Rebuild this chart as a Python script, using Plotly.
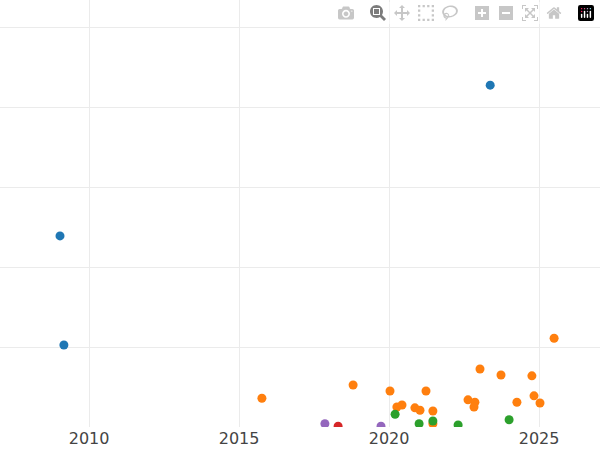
import plotly.graph_objects as go

blue_x = [2023.37, 2009.03, 2009.16]
blue_y = [4.275, 2.39, 1.025]

orange_x = [2015.76, 2018.8, 2020.03, 2020.26, 2020.43, 2020.86, 2021.03, 2021.23, 2021.46, 2021.46,
            2022.63, 2022.86, 2022.83, 2023.03, 2023.73, 2024.26, 2024.76, 2024.83, 2025.03, 2025.5]
orange_y = [0.36, 0.525, 0.45, 0.25, 0.275, 0.24, 0.21, 0.45, 0.2, 0.04,
            0.34, 0.31, 0.25, 0.725, 0.65, 0.31, 0.64, 0.39, 0.3, 1.11]

green_x = [2020.2, 2021.0, 2021.46, 2022.3, 2024.0]
green_y = [0.16, 0.04, 0.075, 0.025, 0.09]

purple_x = [2017.86, 2019.73]
purple_y = [0.04, 0.01]

red_x = [2018.3]
red_y = [0.01]

fig = go.Figure()
for xs, ys, c in [(blue_x, blue_y, '#1f77b4'), (orange_x, orange_y, '#ff7f0e'),
                  (green_x, green_y, '#2ca02c'), (purple_x, purple_y, '#9467bd'),
                  (red_x, red_y, '#d62728')]:
    fig.add_trace(go.Scatter(x=xs, y=ys, mode='markers',
                             marker=dict(color=c, size=9), cliponaxis=True))

fig.update_layout(
    width=600, height=450,
    template='plotly_white',
    showlegend=False,
    margin=dict(l=0, r=0, t=0, b=23),
    font=dict(family='DejaVu Sans', size=16, color='#444'),
    xaxis=dict(range=[2007.03, 2027.03], tickvals=[2010, 2015, 2020, 2025],
               showgrid=True, gridcolor='#ebebeb', zeroline=False),
    yaxis=dict(range=[0, 5.34], dtick=1, showticklabels=False,
               gridcolor='#ebebeb', zeroline=False),
)

fig.write_html("out.html")

# drop the browser's default page margin so the chart sits at the corner
with open("out.html") as f:
    html = f.read()
html = html.replace("<body>", '<body style="margin:0;overflow:hidden">', 1)
with open("out.html", "w") as f:
    f.write(html)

REQUIRED TASK:
Find the word "chart" in the data and copy out each line where it turns up.

ANSWER TO THIS PROBLEM:
Rebuild this chart as a Python script, using Plotly.
# drop the browser's default page margin so the chart sits at the corner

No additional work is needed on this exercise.